Aim of the exercise: Could the lines from the start of the data through the line with "W, H = 2126, 1418" be set down exactly, with no pictures among them?

** START **

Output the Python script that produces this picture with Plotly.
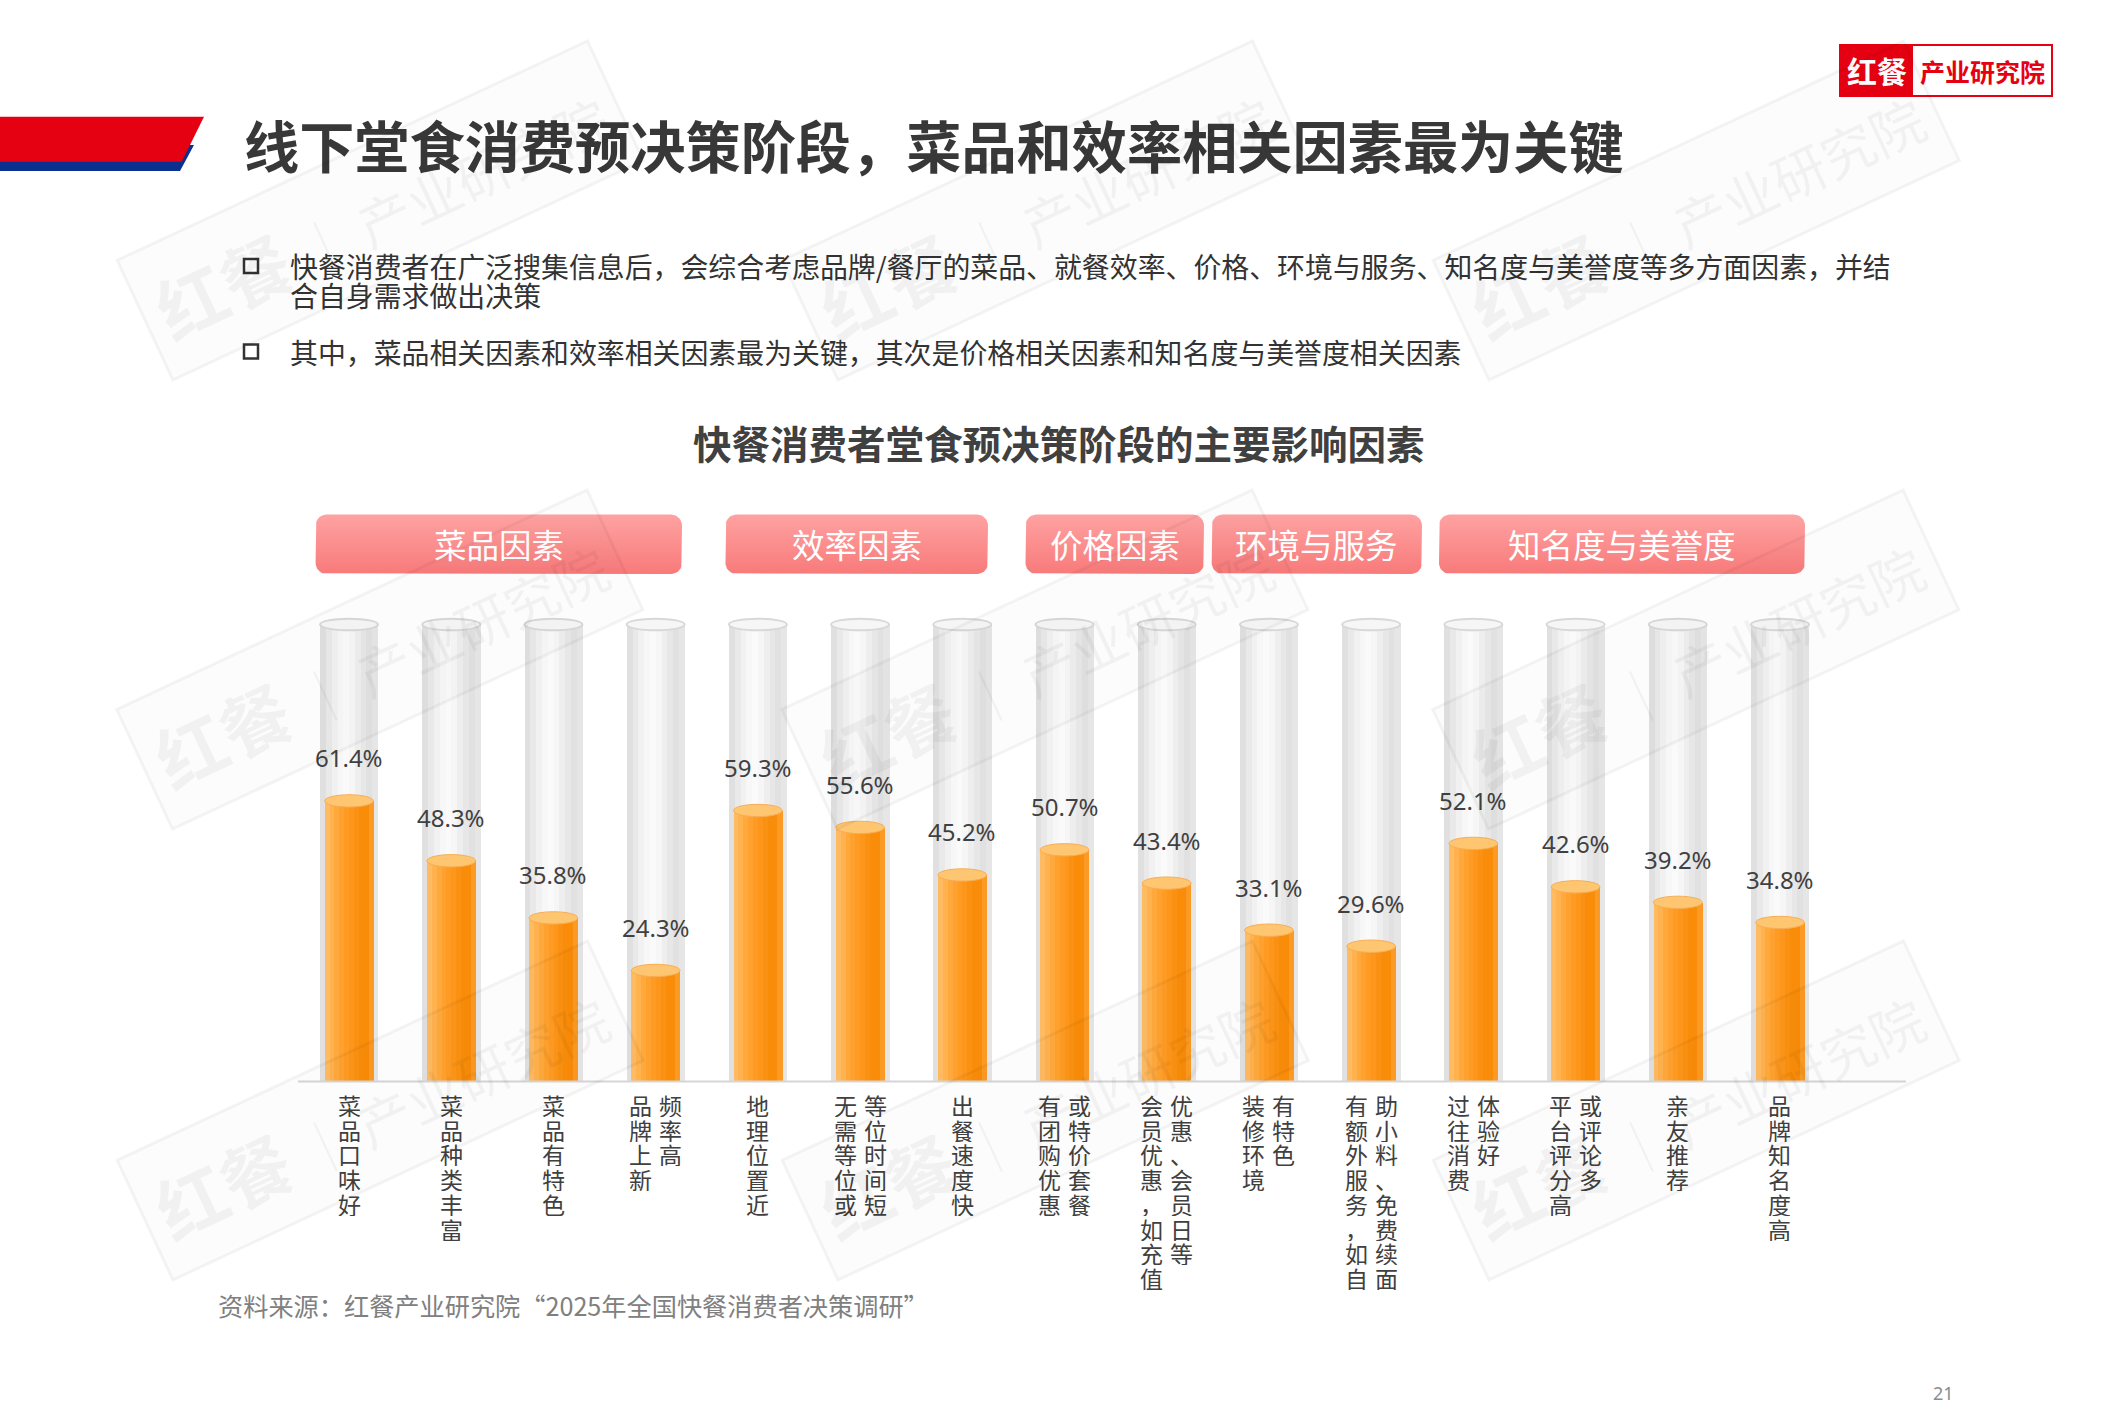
import numpy as np
import plotly.graph_objects as go

W, H = 2126, 1418

# ---------------- data ----------------
categories = ["菜品口味好", "菜品种类丰富", "菜品有特色", "品牌上新频率高", "地理位置近",
              "无需等位或等位时间短", "出餐速度快", "有团购优惠或特价套餐",
              "会员优惠，如充值优惠、会员日等", "装修环境有特色",
              "有额外服务，如自助小料、免费续面", "过往消费体验好", "平台评分高或评论多",
              "亲友推荐", "品牌知名度高"]
label_columns = [["菜品口味好"], ["菜品种类丰富"], ["菜品有特色"], ["品牌上新", "频率高"],
                 ["地理位置近"], ["无需等位或", "等位时间短"], ["出餐速度快"],
                 ["有团购优惠", "或特价套餐"], ["会员优惠，如充值", "优惠、会员日等"],
                 ["装修环境", "有特色"], ["有额外服务，如自", "助小料、免费续面"],
                 ["过往消费", "体验好"], ["平台评分高", "或评论多"], ["亲友推荐"], ["品牌知名度高"]]
values = [61.4, 48.3, 35.8, 24.3, 59.3, 55.6, 45.2, 50.7, 43.4, 33.1, 29.6, 52.1, 42.6, 39.2, 34.8]
group_names = ["菜品因素", "效率因素", "价格因素", "环境与服务", "知名度与美誉度"]

title_text = "线下堂食消费预决策阶段，菜品和效率相关因素最为关键"
bullet1_lines = ["快餐消费者在广泛搜集信息后，会综合考虑品牌/餐厅的菜品、就餐效率、价格、环境与服务、知名度与美誉度等多方面因素，并结",
                 "合自身需求做出决策"]
bullet2_line = "其中，菜品相关因素和效率相关因素最为关键，其次是价格相关因素和知名度与美誉度相关因素"
chart_title = "快餐消费者堂食预决策阶段的主要影响因素"
source_text = "资料来源：红餐产业研究院“2025年全国快餐消费者决策调研”"
page_no = "21"

# ---------------- layout constants (pixels) ----------------
CJK = "Noto Sans CJK SC"
TXT = "#404040"
x_left_px, x_right_px = 297.9, 1831.1
base_px, px_per_unit = 1081.5, 4.57
y_max = 105
group_box_px = [(315.6, 682.0), (725.5, 988.0), (1025.5, 1204.0), (1211.7, 1422.0), (1439.0, 1805.0)]
box_y0, box_y1 = 514.5, 574.0
col_px = 30.0
char_step = 24.7


def X(p):
    return p / W


def Y(p):
    return 1 - p / H


n = len(values)
xs = list(range(n))
tube_w = 0.567
bar_w = 0.477
tube_colors = ["#e0e0e0", "#e9e9e9", "#f1f1f1", "#f7f7f7", "#fafafa",
               "#f6f6f6", "#eeeeee", "#e7e7e7", "#e1e1e1", "#e6e6e6"]
orange_colors = ["#ffbb62", "#ffb24d", "#ffa93c", "#ffa12e", "#ff9b23",
                 "#fd961a", "#fb9112", "#f98d0a", "#f98c09", "#fb9a24"]

fig = go.Figure()

# glass tubes (background 100 %)
sw = tube_w / len(tube_colors)
for k, c in enumerate(tube_colors):
    fig.add_trace(go.Bar(x=xs, y=[100] * n, width=sw * 1.06, offset=-tube_w / 2 + k * sw,
                         marker=dict(color=c, line=dict(width=0)), hoverinfo="skip",
                         showlegend=False))
# orange bars
sw = bar_w / len(orange_colors)
for k, c in enumerate(orange_colors):
    fig.add_trace(go.Bar(x=xs, y=values, width=sw * 1.06, offset=-bar_w / 2 + k * sw,
                         marker=dict(color=c, line=dict(width=0)), hoverinfo="skip",
                         showlegend=False))

shapes = []
annotations = []


def note(x, y, text, size, color, family=CJK, xanchor="center", yanchor="middle", **kw):
    d = dict(x=x, y=y, xref="paper", yref="paper", text=text, showarrow=False,
             xanchor=xanchor, yanchor=yanchor, font=dict(family=family, size=size, color=color))
    d.update(kw)
    annotations.append(d)


# tube top rings and bar caps, value labels
for i, v in enumerate(values):
    shapes.append(dict(type="circle", xref="x", yref="y", x0=i - tube_w / 2, x1=i + tube_w / 2,
                       y0=100 - 1.28, y1=100 + 1.28, fillcolor="#f6f6f6",
                       line=dict(color="#d8d8d8", width=2), layer="above"))
    shapes.append(dict(type="circle", xref="x", yref="y", x0=i - bar_w / 2, x1=i + bar_w / 2,
                       y0=v - 1.35, y1=v + 1.35, fillcolor="#ffc672",
                       line=dict(color="#f7ad55", width=1), layer="above"))
    annotations.append(dict(x=i, y=v, xref="x", yref="y", yshift=43, text=f"{v}%",
                            xanchor="center", yanchor="middle", showarrow=False,
                            font=dict(family="Noto Sans", size=24, color=TXT)))

# vertical category labels (one text per character, stacked downwards)
for i, cols in enumerate(label_columns):
    nc = len(cols)
    for c, col in enumerate(cols):
        xshift = (c - (nc - 1) / 2) * col_px
        for k, ch in enumerate(col):
            annotations.append(dict(x=i, xref="x", xshift=xshift, y=Y(1105 + char_step * k),
                                    yref="paper", text=ch, showarrow=False, xanchor="center",
                                    yanchor="middle", borderpad=0, height=24,
                                    font=dict(family=CJK, size=23, color=TXT)))


# group header boxes with vertical gradient
def rrect(x0, y0, x1, y1, r, m=10):
    px, py = [], []
    for cx, cy, a0, a1 in [(x1 - r, y0 + r, -90, 0), (x1 - r, y1 - r, 0, 90),
                           (x0 + r, y1 - r, 90, 180), (x0 + r, y0 + r, 180, 270)]:
        for a in np.linspace(np.radians(a0), np.radians(a1), m):
            px.append(cx + r * np.cos(a))
            py.append(cy + r * np.sin(a))
    px.append(px[0])
    py.append(py[0])
    return px, py


for name, (bx0, bx1) in zip(group_names, group_box_px):
    rx, ry = rrect(bx0, box_y0, bx1, box_y1, 11)
    fig.add_trace(go.Scatter(x=rx, y=ry, xaxis="x2", yaxis="y2", mode="lines", fill="toself",
                             line=dict(width=0, color="#fa8a8a"),
                             fillgradient=dict(type="vertical",
                                               colorscale=[[0, "#ffa2a2"], [1, "#f87a7a"]],
                                               start=box_y0, stop=box_y1),
                             hoverinfo="skip", showlegend=False))
    note(X((bx0 + bx1) / 2), Y((box_y0 + box_y1) / 2 - 1), name, 32.5, "white")

# baseline
shapes.append(dict(type="line", xref="x2", yref="y2", x0=298, x1=1906, y0=base_px, y1=base_px,
                   line=dict(color="#d6d6d6", width=2), layer="above"))

# header banner (red + blue)
shapes.append(dict(type="path", xref="x2", yref="y2",
                   path="M 0 145 L 194 145 L 180 171 L 0 171 Z",
                   fillcolor="#0b3190", line=dict(width=0)))
shapes.append(dict(type="path", xref="x2", yref="y2",
                   path="M 0 116.7 L 204 116.7 L 181.7 161.7 L 0 161.7 Z",
                   fillcolor="#e50012", line=dict(width=0)))

# logo
shapes.append(dict(type="rect", xref="x2", yref="y2", x0=1840, x1=2052, y0=45, y1=96,
                   fillcolor="white", line=dict(color="#e50012", width=2)))
shapes.append(dict(type="rect", xref="x2", yref="y2", x0=1840, x1=1913, y0=45, y1=96,
                   fillcolor="#e50012", line=dict(width=0)))
note(X(1876.5), Y(70), "<b>红餐</b>", 30, "white")
note(X(1982), Y(71), "<b>产业研究院</b>", 25, "#e50012")

# title
note(X(241.5), Y(144), f"<b>{title_text}</b>", 55.2, "#383838", xanchor="left")

# bullets
for yc in (266, 351.5):
    shapes.append(dict(type="rect", xref="x2", yref="y2", x0=244, x1=258, y0=yc - 7, y1=yc + 7,
                       fillcolor="white", line=dict(color="#333333", width=2.5)))
for txt, yc in [(bullet1_lines[0], 266), (bullet1_lines[1], 295), (bullet2_line, 351.5)]:
    note(X(288), Y(yc), txt, 27.9, "#333333", xanchor="left")

# chart title
note(X(1058.5), Y(442), f"<b>{chart_title}</b>", 38.5, TXT)

# source and page number
note(X(216), Y(1305), source_text, 25.2, "#808080", xanchor="left")
note(X(1943), Y(1393), page_no, 18, "#8c8c8c", family="Noto Sans")

# watermarks
for wx in (380, 1045, 1696):
    for wy in (210, 660, 1110):
        note(X(wx), Y(wy),
             "<span style='font-size:70px'><b>红餐</b></span> │ 产业研究院",
             54, "rgba(0,0,0,0.045)", textangle=-25,
             bordercolor="rgba(0,0,0,0.045)", borderwidth=3, borderpad=14,
             bgcolor="rgba(0,0,0,0.012)")

y_top_px = base_px - y_max * px_per_unit
fig.update_layout(
    width=W, height=H, margin=dict(l=0, r=0, t=0, b=0),
    paper_bgcolor="white", plot_bgcolor="rgba(0,0,0,0)",
    barmode="overlay", bargap=0, showlegend=False,
    xaxis=dict(domain=[X(x_left_px), X(x_right_px)], range=[-0.5, n - 0.5],
               showline=False, showgrid=False, zeroline=False, showticklabels=False,
               ticks="", fixedrange=True),
    yaxis=dict(domain=[Y(base_px), Y(y_top_px)], range=[0, y_max],
               visible=False, fixedrange=True),
    xaxis2=dict(domain=[0, 1], range=[0, W], visible=False, anchor="y2", fixedrange=True),
    yaxis2=dict(domain=[0, 1], range=[H, 0], visible=False, anchor="x2", fixedrange=True),
    shapes=shapes, annotations=annotations,
)

fig.write_html("out.html", config={"displayModeBar": False},
               post_script="document.body.style.margin='0';")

** END **

Task output:
Output the Python script that produces this picture with Plotly.
import numpy as np
import plotly.graph_objects as go

W, H = 2126, 1418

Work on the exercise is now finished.